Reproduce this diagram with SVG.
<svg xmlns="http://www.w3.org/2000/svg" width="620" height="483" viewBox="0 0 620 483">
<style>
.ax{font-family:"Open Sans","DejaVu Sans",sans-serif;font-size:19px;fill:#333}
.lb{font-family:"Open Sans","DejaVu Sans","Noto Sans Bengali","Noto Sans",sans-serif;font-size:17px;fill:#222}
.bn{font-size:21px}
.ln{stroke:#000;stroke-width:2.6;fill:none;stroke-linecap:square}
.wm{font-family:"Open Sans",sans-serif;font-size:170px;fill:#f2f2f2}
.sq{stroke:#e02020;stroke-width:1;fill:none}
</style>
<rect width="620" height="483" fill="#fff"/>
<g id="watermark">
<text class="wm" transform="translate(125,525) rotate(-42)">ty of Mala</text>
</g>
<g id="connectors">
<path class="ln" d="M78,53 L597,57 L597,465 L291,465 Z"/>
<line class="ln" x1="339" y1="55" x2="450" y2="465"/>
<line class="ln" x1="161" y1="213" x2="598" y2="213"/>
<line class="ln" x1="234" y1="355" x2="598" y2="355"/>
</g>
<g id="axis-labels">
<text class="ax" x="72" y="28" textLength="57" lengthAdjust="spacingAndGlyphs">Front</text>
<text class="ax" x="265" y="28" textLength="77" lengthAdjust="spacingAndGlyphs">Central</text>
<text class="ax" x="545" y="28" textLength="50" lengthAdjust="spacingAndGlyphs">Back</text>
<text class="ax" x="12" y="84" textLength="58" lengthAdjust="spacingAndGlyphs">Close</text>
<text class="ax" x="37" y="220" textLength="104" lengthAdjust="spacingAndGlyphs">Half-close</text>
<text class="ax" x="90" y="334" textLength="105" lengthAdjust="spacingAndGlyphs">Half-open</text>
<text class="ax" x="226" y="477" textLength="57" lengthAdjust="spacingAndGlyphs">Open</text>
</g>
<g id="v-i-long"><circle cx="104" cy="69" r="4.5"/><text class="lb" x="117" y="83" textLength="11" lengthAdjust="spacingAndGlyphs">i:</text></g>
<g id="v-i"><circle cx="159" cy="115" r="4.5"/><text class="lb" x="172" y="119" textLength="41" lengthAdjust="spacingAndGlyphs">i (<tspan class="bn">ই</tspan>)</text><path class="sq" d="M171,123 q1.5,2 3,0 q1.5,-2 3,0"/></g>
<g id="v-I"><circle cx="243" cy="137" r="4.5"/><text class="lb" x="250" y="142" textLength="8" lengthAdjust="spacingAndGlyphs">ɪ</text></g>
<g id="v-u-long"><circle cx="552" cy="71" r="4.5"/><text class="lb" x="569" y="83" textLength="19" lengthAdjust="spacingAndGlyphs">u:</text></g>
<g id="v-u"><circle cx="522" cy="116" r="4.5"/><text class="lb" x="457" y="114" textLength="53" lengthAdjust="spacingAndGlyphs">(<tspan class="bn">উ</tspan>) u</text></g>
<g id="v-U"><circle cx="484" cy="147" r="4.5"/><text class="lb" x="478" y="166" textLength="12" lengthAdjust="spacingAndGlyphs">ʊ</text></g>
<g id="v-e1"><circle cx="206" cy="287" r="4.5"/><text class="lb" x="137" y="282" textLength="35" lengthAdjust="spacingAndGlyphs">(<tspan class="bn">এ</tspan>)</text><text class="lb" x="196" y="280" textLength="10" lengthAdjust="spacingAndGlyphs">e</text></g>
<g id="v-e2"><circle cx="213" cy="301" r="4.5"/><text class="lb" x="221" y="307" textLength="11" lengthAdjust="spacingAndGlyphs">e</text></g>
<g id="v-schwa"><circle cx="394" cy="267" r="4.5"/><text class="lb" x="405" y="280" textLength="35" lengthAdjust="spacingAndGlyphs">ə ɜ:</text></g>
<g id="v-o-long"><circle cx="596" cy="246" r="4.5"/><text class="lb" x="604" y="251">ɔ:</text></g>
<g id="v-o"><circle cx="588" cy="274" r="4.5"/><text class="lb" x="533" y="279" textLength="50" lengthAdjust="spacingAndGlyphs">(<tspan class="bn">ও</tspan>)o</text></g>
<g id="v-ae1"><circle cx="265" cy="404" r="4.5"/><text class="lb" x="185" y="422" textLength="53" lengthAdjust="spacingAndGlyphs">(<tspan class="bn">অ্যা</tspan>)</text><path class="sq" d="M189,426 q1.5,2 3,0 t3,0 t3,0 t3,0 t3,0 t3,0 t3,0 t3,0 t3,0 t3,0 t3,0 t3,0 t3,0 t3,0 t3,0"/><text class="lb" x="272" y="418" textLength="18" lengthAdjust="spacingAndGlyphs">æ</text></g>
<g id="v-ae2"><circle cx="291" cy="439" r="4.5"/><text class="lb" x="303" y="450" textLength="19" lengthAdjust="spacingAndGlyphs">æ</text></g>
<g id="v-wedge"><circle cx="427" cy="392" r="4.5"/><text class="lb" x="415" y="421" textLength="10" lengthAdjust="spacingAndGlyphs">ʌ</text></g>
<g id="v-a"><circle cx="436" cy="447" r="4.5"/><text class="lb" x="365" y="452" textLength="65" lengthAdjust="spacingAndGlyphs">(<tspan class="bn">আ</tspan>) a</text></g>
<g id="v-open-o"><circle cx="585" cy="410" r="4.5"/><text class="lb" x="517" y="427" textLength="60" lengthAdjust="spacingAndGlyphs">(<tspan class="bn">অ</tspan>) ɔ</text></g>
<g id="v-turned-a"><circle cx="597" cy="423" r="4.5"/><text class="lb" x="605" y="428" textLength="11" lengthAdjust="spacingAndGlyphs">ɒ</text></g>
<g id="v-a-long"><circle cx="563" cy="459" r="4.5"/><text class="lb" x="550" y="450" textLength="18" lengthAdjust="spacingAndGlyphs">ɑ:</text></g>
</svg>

* [What the task requires]
Your task is to repeat the data exactly; please include every line.

* [Complete response]
Reproduce this diagram with SVG.
<svg xmlns="http://www.w3.org/2000/svg" width="620" height="483" viewBox="0 0 620 483">
<style>
.ax{font-family:"Open Sans","DejaVu Sans",sans-serif;font-size:19px;fill:#333}
.lb{font-family:"Open Sans","DejaVu Sans","Noto Sans Bengali","Noto Sans",sans-serif;font-size:17px;fill:#222}
.bn{font-size:21px}
.ln{stroke:#000;stroke-width:2.6;fill:none;stroke-linecap:square}
.wm{font-family:"Open Sans",sans-serif;font-size:170px;fill:#f2f2f2}
.sq{stroke:#e02020;stroke-width:1;fill:none}
</style>
<rect width="620" height="483" fill="#fff"/>
<g id="watermark">
<text class="wm" transform="translate(125,525) rotate(-42)">ty of Mala</text>
</g>
<g id="connectors">
<path class="ln" d="M78,53 L597,57 L597,465 L291,465 Z"/>
<line class="ln" x1="339" y1="55" x2="450" y2="465"/>
<line class="ln" x1="161" y1="213" x2="598" y2="213"/>
<line class="ln" x1="234" y1="355" x2="598" y2="355"/>
</g>
<g id="axis-labels">
<text class="ax" x="72" y="28" textLength="57" lengthAdjust="spacingAndGlyphs">Front</text>
<text class="ax" x="265" y="28" textLength="77" lengthAdjust="spacingAndGlyphs">Central</text>
<text class="ax" x="545" y="28" textLength="50" lengthAdjust="spacingAndGlyphs">Back</text>
<text class="ax" x="12" y="84" textLength="58" lengthAdjust="spacingAndGlyphs">Close</text>
<text class="ax" x="37" y="220" textLength="104" lengthAdjust="spacingAndGlyphs">Half-close</text>
<text class="ax" x="90" y="334" textLength="105" lengthAdjust="spacingAndGlyphs">Half-open</text>
<text class="ax" x="226" y="477" textLength="57" lengthAdjust="spacingAndGlyphs">Open</text>
</g>
<g id="v-i-long"><circle cx="104" cy="69" r="4.5"/><text class="lb" x="117" y="83" textLength="11" lengthAdjust="spacingAndGlyphs">i:</text></g>
<g id="v-i"><circle cx="159" cy="115" r="4.5"/><text class="lb" x="172" y="119" textLength="41" lengthAdjust="spacingAndGlyphs">i (<tspan class="bn">ই</tspan>)</text><path class="sq" d="M171,123 q1.5,2 3,0 q1.5,-2 3,0"/></g>
<g id="v-I"><circle cx="243" cy="137" r="4.5"/><text class="lb" x="250" y="142" textLength="8" lengthAdjust="spacingAndGlyphs">ɪ</text></g>
<g id="v-u-long"><circle cx="552" cy="71" r="4.5"/><text class="lb" x="569" y="83" textLength="19" lengthAdjust="spacingAndGlyphs">u:</text></g>
<g id="v-u"><circle cx="522" cy="116" r="4.5"/><text class="lb" x="457" y="114" textLength="53" lengthAdjust="spacingAndGlyphs">(<tspan class="bn">উ</tspan>) u</text></g>
<g id="v-U"><circle cx="484" cy="147" r="4.5"/><text class="lb" x="478" y="166" textLength="12" lengthAdjust="spacingAndGlyphs">ʊ</text></g>
<g id="v-e1"><circle cx="206" cy="287" r="4.5"/><text class="lb" x="137" y="282" textLength="35" lengthAdjust="spacingAndGlyphs">(<tspan class="bn">এ</tspan>)</text><text class="lb" x="196" y="280" textLength="10" lengthAdjust="spacingAndGlyphs">e</text></g>
<g id="v-e2"><circle cx="213" cy="301" r="4.5"/><text class="lb" x="221" y="307" textLength="11" lengthAdjust="spacingAndGlyphs">e</text></g>
<g id="v-schwa"><circle cx="394" cy="267" r="4.5"/><text class="lb" x="405" y="280" textLength="35" lengthAdjust="spacingAndGlyphs">ə ɜ:</text></g>
<g id="v-o-long"><circle cx="596" cy="246" r="4.5"/><text class="lb" x="604" y="251">ɔ:</text></g>
<g id="v-o"><circle cx="588" cy="274" r="4.5"/><text class="lb" x="533" y="279" textLength="50" lengthAdjust="spacingAndGlyphs">(<tspan class="bn">ও</tspan>)o</text></g>
<g id="v-ae1"><circle cx="265" cy="404" r="4.5"/><text class="lb" x="185" y="422" textLength="53" lengthAdjust="spacingAndGlyphs">(<tspan class="bn">অ্যা</tspan>)</text><path class="sq" d="M189,426 q1.5,2 3,0 t3,0 t3,0 t3,0 t3,0 t3,0 t3,0 t3,0 t3,0 t3,0 t3,0 t3,0 t3,0 t3,0 t3,0"/><text class="lb" x="272" y="418" textLength="18" lengthAdjust="spacingAndGlyphs">æ</text></g>
<g id="v-ae2"><circle cx="291" cy="439" r="4.5"/><text class="lb" x="303" y="450" textLength="19" lengthAdjust="spacingAndGlyphs">æ</text></g>
<g id="v-wedge"><circle cx="427" cy="392" r="4.5"/><text class="lb" x="415" y="421" textLength="10" lengthAdjust="spacingAndGlyphs">ʌ</text></g>
<g id="v-a"><circle cx="436" cy="447" r="4.5"/><text class="lb" x="365" y="452" textLength="65" lengthAdjust="spacingAndGlyphs">(<tspan class="bn">আ</tspan>) a</text></g>
<g id="v-open-o"><circle cx="585" cy="410" r="4.5"/><text class="lb" x="517" y="427" textLength="60" lengthAdjust="spacingAndGlyphs">(<tspan class="bn">অ</tspan>) ɔ</text></g>
<g id="v-turned-a"><circle cx="597" cy="423" r="4.5"/><text class="lb" x="605" y="428" textLength="11" lengthAdjust="spacingAndGlyphs">ɒ</text></g>
<g id="v-a-long"><circle cx="563" cy="459" r="4.5"/><text class="lb" x="550" y="450" textLength="18" lengthAdjust="spacingAndGlyphs">ɑ:</text></g>
</svg>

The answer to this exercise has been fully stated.